If this thread is going to distinguish between “mindbogglingly large” and “infinite”, then we must also distinguish between “mindbogglingly small” and “zero”, in which case…

But there is no total vacuum. Not between galaxies, and certainly not between planets. An acoustic sound that happens on earth will eventually reach the upper atmosphere - weak though it be - and from there it will travel onwards and outwards. The molecules in the upper atmosphere will occasionally and rarely - but more importantly eventually and definitely - bump into other molecules, which will carry the sound further. (Subject, of course, to the questions raised above as to whether the strength of that sound might go below some Planck limit.)

The energy of each photon corresponds to its wavelength. Specifically, a photon’s energy is inversely proportional to wavelength.

Yes, it’s the number of photons that determine brightness. Individual photons do not really have an “amplitude.”

If you think of light as a wave, then amplitude is the brightness.

It’s not the Planck limit, it’s that there are all sorts of other random motions that will randomly swamp the signal. Atoms vibrate at random constantly. There are millions of other sources of vibration. And so very soon you cannot extract a signal from the noise, no matter how sensitive your instrument would be.

Just like the example above, you can microwave a baked potato, but the information contained in the microwave radiation is completely destroyed in the heat. You can’t extract the signal from the hot potato.

Is that the same thing as the signal not existing?

I understand “noise” to be the mixture of all sorts of signals, so many of them that they can’t be distinguished. But that doesn’t mean that the signals aren’t there. If they weren’t there, then we’d have silence instead of noise.

What’s the difference between a signal that doesn’t exist and a signal that can’t be detected?

Heat is random vibration of atoms. Sounds destructively interfere with each other. At some point the signal no longer exists, not due to limitations in the detector, but due to limitations in the laws of physics. You can’t drop a drop of ink into a glass of water and shake it up and then a day later detect where in the glass the ink was dropped, because the signal is gone.

And to clarify for Keeve - this does not mean can’t be detected due to technological limitations, it means can’t be detected even in principle.

Deep space contains about one atom per cubic meter. There is nothing to bump against, hence no sound of any kind.

The Bohr radius of hydrogen is 5.29E-11 meters, which is a volume of 6.1977692e-31 cubic meters.
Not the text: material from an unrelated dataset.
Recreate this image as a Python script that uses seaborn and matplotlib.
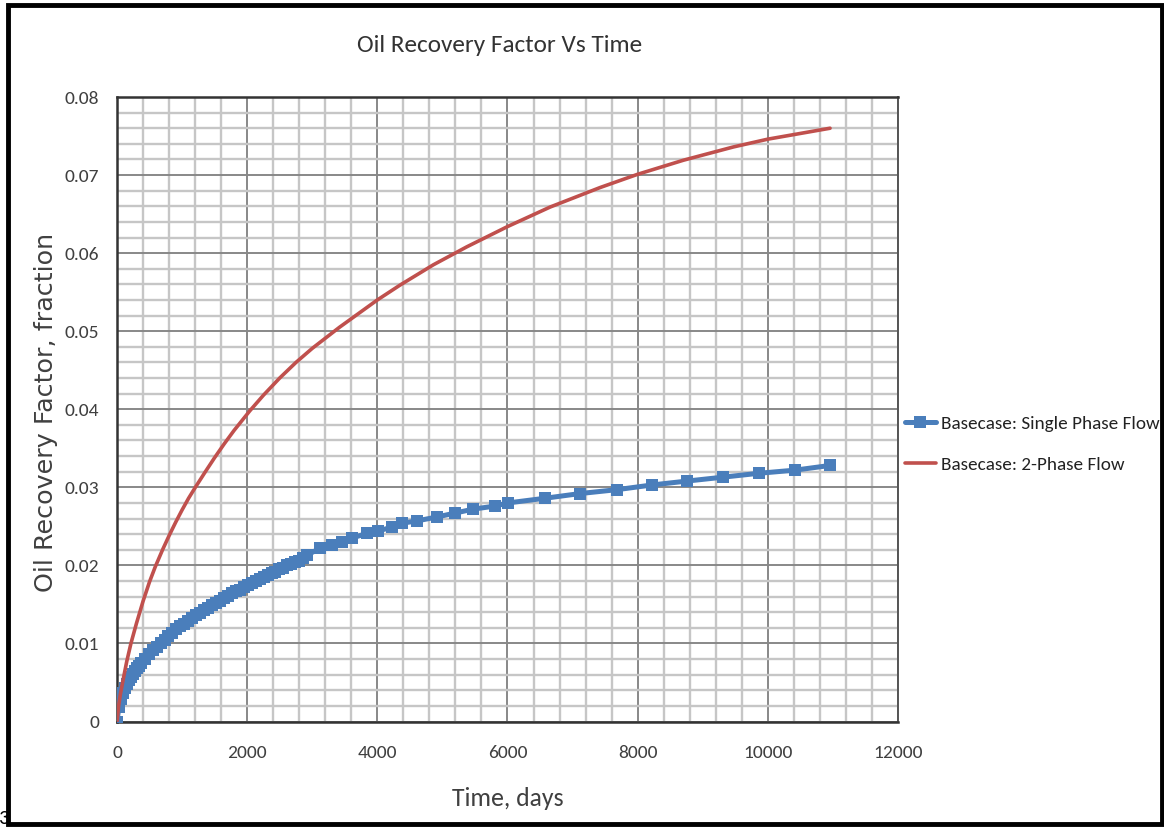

If each atom in deep space was the size of a basketball, its closest adjacent atom would be 1.39 million miles away. If there was one basketball floating in space every 1.39 million miles, what are the chances of them ever hitting each other?

It would not be zero.

I think Keeve thinks “signal” means motion of any kind whatsoever caused by something bumping into something else. It doesn’t – it’s more than that. It means enough things bumping into enough other things in a coherent enough pattern (spatially and/or temporally) that some kind of information exists. It’s not slam dancing; it’s groovin’ like you mean it.